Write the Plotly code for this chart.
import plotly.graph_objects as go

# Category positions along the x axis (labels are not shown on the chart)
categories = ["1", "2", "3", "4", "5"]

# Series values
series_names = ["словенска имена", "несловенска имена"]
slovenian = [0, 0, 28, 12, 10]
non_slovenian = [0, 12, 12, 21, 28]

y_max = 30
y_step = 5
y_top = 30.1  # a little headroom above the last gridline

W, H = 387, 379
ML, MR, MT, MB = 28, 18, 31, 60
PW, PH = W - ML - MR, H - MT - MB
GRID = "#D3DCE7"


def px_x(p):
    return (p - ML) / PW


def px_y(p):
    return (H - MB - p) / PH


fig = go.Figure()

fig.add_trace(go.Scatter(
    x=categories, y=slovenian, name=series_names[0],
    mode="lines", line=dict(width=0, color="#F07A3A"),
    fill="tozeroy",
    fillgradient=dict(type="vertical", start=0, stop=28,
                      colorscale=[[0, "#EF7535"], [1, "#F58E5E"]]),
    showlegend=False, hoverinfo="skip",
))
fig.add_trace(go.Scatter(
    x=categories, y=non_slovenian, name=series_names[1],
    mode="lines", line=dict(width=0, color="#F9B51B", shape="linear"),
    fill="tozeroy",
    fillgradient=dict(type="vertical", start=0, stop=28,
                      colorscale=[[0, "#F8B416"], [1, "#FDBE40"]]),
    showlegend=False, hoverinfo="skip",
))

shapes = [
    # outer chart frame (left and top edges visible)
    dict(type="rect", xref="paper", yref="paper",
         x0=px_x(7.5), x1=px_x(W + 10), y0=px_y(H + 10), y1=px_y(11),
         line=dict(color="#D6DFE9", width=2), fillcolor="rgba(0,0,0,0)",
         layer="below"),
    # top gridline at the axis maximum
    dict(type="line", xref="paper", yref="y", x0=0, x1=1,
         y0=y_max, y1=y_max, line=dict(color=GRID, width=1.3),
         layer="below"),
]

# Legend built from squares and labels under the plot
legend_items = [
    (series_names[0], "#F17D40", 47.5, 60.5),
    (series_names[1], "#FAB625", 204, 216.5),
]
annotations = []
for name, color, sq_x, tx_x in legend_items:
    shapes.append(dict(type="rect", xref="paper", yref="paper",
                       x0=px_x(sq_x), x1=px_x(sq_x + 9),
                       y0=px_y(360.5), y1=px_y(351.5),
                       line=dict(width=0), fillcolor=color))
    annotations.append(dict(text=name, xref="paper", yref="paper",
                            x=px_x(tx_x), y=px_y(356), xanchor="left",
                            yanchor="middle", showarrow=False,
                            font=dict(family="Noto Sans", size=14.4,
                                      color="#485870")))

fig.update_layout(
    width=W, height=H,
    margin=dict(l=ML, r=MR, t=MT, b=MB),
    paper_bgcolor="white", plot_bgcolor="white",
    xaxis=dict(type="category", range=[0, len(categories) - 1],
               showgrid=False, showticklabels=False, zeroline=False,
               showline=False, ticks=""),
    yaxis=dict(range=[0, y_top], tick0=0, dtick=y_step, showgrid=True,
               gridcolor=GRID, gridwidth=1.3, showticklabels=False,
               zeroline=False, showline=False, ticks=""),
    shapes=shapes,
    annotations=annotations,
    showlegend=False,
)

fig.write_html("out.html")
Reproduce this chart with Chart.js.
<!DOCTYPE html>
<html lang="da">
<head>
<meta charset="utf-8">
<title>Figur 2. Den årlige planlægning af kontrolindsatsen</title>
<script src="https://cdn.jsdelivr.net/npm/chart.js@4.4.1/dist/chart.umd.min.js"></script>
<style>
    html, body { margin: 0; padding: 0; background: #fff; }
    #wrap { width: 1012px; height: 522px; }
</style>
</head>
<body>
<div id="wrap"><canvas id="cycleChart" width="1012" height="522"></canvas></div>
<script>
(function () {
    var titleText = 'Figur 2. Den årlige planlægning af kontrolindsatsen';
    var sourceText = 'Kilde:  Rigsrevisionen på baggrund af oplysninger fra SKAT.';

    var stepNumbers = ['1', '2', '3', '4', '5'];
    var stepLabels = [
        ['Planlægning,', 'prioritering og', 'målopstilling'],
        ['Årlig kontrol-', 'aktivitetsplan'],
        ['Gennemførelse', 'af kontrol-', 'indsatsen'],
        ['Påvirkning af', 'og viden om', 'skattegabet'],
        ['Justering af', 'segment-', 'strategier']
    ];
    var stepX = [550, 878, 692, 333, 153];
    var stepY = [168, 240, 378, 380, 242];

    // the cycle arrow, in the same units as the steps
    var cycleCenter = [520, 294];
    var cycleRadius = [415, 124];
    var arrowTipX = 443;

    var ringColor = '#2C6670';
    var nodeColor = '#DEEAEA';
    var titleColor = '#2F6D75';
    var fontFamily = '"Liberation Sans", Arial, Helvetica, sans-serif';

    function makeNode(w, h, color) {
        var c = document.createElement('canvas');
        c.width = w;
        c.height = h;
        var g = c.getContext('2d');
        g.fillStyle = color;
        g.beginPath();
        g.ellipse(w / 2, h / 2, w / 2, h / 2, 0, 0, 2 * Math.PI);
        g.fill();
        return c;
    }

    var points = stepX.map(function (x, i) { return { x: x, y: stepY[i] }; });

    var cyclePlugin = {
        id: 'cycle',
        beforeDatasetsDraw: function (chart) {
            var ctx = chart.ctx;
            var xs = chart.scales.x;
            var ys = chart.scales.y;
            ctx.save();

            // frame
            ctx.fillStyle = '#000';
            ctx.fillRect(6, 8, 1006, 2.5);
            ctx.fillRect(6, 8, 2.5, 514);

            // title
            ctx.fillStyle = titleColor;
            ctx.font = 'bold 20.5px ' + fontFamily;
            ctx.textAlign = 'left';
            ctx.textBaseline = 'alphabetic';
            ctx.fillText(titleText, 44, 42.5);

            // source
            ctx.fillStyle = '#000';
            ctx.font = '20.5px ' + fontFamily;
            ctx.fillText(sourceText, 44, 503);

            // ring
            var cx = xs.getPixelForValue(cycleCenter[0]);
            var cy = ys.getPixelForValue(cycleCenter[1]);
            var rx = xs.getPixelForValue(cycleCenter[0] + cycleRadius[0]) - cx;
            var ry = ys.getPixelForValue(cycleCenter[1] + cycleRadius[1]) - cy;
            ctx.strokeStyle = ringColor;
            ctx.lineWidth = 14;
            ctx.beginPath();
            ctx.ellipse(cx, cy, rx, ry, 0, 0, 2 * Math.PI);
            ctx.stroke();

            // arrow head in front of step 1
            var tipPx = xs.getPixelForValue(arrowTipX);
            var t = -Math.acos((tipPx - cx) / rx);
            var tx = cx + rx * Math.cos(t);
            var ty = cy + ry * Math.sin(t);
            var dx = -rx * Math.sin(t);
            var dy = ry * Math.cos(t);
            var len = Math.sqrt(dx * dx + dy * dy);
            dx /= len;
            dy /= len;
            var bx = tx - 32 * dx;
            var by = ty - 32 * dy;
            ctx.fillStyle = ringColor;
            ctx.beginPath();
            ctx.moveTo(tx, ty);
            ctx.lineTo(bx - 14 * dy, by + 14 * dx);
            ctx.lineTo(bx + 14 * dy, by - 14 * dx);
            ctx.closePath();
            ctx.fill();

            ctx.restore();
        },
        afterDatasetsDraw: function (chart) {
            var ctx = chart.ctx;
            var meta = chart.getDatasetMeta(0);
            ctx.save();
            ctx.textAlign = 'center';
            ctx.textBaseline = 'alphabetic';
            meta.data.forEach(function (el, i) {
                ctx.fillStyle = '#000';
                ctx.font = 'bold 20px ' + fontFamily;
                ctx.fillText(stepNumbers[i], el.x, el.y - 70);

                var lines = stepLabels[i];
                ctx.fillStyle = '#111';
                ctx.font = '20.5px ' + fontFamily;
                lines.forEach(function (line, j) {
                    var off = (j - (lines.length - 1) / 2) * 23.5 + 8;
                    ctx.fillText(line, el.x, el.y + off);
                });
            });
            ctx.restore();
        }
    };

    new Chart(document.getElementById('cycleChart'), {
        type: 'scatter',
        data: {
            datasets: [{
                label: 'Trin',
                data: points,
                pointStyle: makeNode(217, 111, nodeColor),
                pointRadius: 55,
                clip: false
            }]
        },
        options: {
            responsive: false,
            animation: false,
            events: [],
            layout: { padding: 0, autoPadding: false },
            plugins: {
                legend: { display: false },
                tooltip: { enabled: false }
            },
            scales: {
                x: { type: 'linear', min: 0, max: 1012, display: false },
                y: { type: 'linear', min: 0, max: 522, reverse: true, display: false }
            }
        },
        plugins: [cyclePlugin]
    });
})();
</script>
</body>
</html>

* * * * * * * * *

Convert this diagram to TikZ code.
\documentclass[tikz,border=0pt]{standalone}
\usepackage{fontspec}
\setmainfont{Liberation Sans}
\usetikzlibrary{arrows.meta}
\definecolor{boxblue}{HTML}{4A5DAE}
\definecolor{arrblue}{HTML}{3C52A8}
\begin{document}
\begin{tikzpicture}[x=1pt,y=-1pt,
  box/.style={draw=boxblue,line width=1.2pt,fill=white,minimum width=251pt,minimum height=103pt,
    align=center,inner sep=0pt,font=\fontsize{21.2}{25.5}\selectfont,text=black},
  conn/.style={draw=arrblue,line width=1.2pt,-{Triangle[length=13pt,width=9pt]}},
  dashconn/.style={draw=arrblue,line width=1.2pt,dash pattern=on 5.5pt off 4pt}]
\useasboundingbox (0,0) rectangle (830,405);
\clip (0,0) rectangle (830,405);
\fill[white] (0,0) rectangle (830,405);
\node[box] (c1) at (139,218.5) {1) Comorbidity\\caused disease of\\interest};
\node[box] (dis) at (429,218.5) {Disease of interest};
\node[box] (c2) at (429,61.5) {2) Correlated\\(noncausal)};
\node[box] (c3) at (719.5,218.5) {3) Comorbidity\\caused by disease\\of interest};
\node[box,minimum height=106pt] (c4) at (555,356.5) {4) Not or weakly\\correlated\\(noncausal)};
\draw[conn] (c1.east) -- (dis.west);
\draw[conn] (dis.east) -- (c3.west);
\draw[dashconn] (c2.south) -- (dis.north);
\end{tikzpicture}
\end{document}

* * * * * * * * *

Exercise —
Only the lines from the line with "Write the Plotly code for this chart." to the line with "non_slovenian = [0, 12, 12, 21, 28]", inclusive, are to be printed, exactly as they appear.

Exercise response —
Write the Plotly code for this chart.
import plotly.graph_objects as go

# Category positions along the x axis (labels are not shown on the chart)
categories = ["1", "2", "3", "4", "5"]

# Series values
series_names = ["словенска имена", "несловенска имена"]
slovenian = [0, 0, 28, 12, 10]
non_slovenian = [0, 12, 12, 21, 28]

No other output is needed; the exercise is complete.